千葉県の房総半島の自然の中をのどかに走るいすみ鉄道をご存じだろうか。沿岸部のいすみ市にある大原駅から、内陸部の大多喜駅を経て、上総中野駅まで14駅、わずか約27キロのローカル線である。

今どき珍しい非電化のディーゼルカーが走るローカル線だが、あなどってはいけない。週末や休日ともなると観光客で賑わい、ローカル線再建のモデル例として全国でも注目されているのだ。

定員100人ほどの車両にはムーミンのキャラクターが描かれているが、車両が特別仕様というわけではない。大多喜町にはかつて徳川家康の四天王の1人に数えられた本多忠勝の居城があったものの、今は再建された天守が博物館になっている程度で、他に集客力のある観光資源があるわけではない。

いすみ鉄道のポスターのキャッチフレーズがふるっている。

「ここには“なにもない”があります」

鳥塚亮・いすみ鉄道社長

このコピーを考えたのが、いすみ鉄道を再建した社長の鳥塚亮(あきら)(54歳)である。

「このポスターを見た10人中9人はここには来ないでしょう。残り1割の人が『まあ行ってもいいかな』と思い、さらにその1割程度が実際に鉄道に乗りに来てくれるぐらいだろうと思います。妙に期待されて、『何だ、何もないじゃないか』と言われる前に最初から宣言したのです。私たちは多くの人に来てもらおうと思っていません。ローカル線のよさをわかる人にだけ来てもらえればいい」

鳥塚の戦略は一貫している。ターゲットは40代以下で、ローカル線の楽しみ方を自分なりに見つけることができる人たち。経済的に豊かな人でもなければ、時間に余裕のあるリタイア組でもない。

鉄道ファンには垂涎の的の「キハ52」「キハ28」という車両がある。旧国鉄時代の最後のディーゼル車両だ。鳥塚はその価値を知っており、これら2台を購入してリニューアルした。

このキハ28を車内レストランに仕立て直し、テーブル席で本格的なイタリアンや刺身料理、スイーツなどを土日・休日に提供している。
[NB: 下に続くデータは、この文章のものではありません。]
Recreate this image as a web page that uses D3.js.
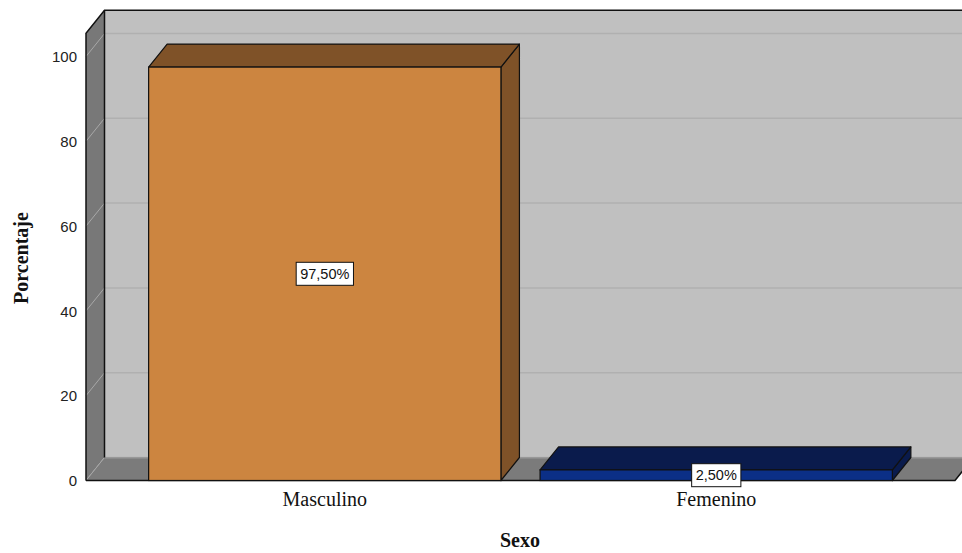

1人1万円以上のコースながら、売り出すとすぐに完売するほどの人気だ。

この「レストラン・キハ」のメインターゲットも40代以下のカップルや女性グループである。

鳥塚はブログで「団塊の世代をターゲットにしていない」と公言している。その理由として蘊蓄とおカネを持った団塊世代を満足させるようなサービスはないから、参加しない方が身のためですよ、ということらしい。

「地球の反対側へ行くことが目標だった団塊の世代の人たちには気づかないような『小さな幸せ』を見つけることができるのがローカル線の旅」ともブログで語っている。

今後、旅行や飲食消費の核となると思われている団塊の世代をあっさり切り捨てるのが潔い。それは何よりも鳥塚がいすみ鉄道の魅力を知り尽くし、成功した今もそこからぶれていないという証でもある。